The Portland School Board voted unanimously to endorse the proposed integration of the city’s two high schools last week.
The resolution from the Oct. 11 meeting requires Superintendent Xavier Botana to pursue state funding options to address the schools’ long-term capital needs. Over the next 20 years, the district anticipates it could need as much as $130 million to maintain Portland and Deering, a figure that Board Chair Emily Figdor said the district can’t meet.
“We’re not even in the ballpark of being able to meet these needs — and this is just to maintain the buildings,” Figdor said.
The Portland school district proposed a plan early this year to combine two of its three biggest public schools, Portland and Deering, into one building, adding the technical school Portland Arts & Technology High School, a technical school, and Portland Adult Education.

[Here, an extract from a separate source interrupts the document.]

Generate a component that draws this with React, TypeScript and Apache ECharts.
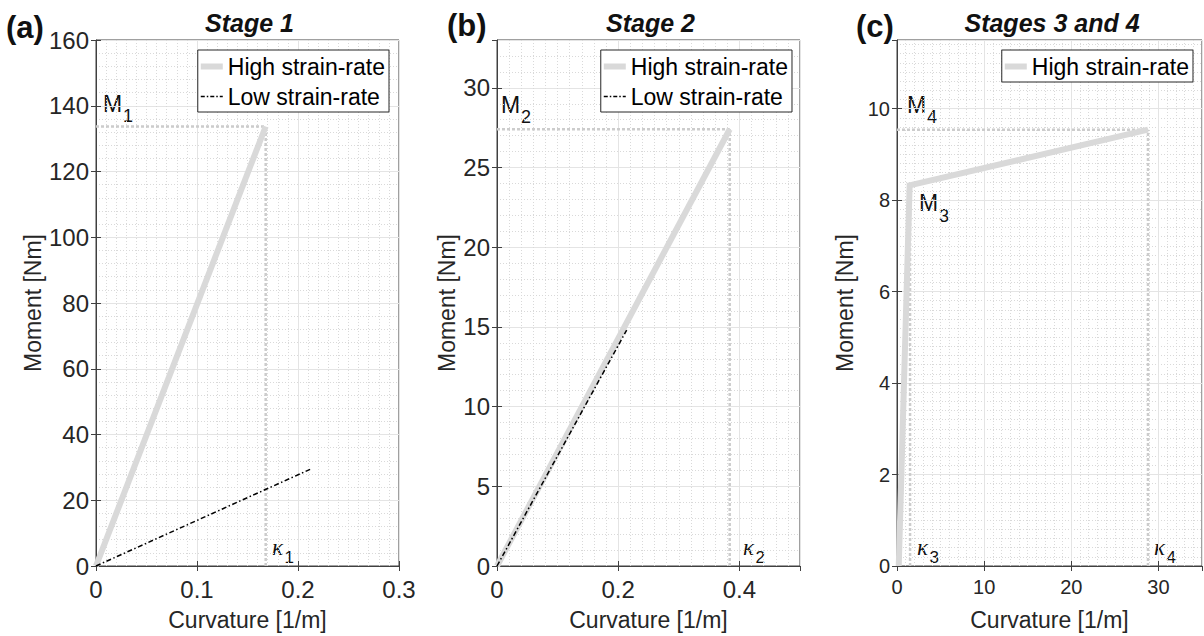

The schools face issues like discrepancies in academic and programmatic offerings, a disparity in scheduling structure between the two schools and a disproportionate spread of students with diversity factors that fluctuates between the schools year by year, which affects the district’s ability to staff and plan curriculum accordingly.
The costs of maintaining Portland and Deering aren’t sustainable, officials say, but they haven’t yet secured funding for the plan.
The school board approved significant changes to its enrollment policy last month, hoping to balance students and resources between Portland and Deering high schools. The enrollment adjustments could result in some students not being able to attend their first choice high school.
PPS sought to be on the state funding list for the “Integrated Consolidated High School” project last spring, but was denied. The district still plans to move toward the project’s requirements.
One of the discrepancies between Portland and Deering, the scheduling, could be subject to change sooner than expected. Assistant Superintendent Melea Nalli said the district hopes to inform students and families about potential schedule changes prior to when eighth graders begin choosing their high schools in the winter months.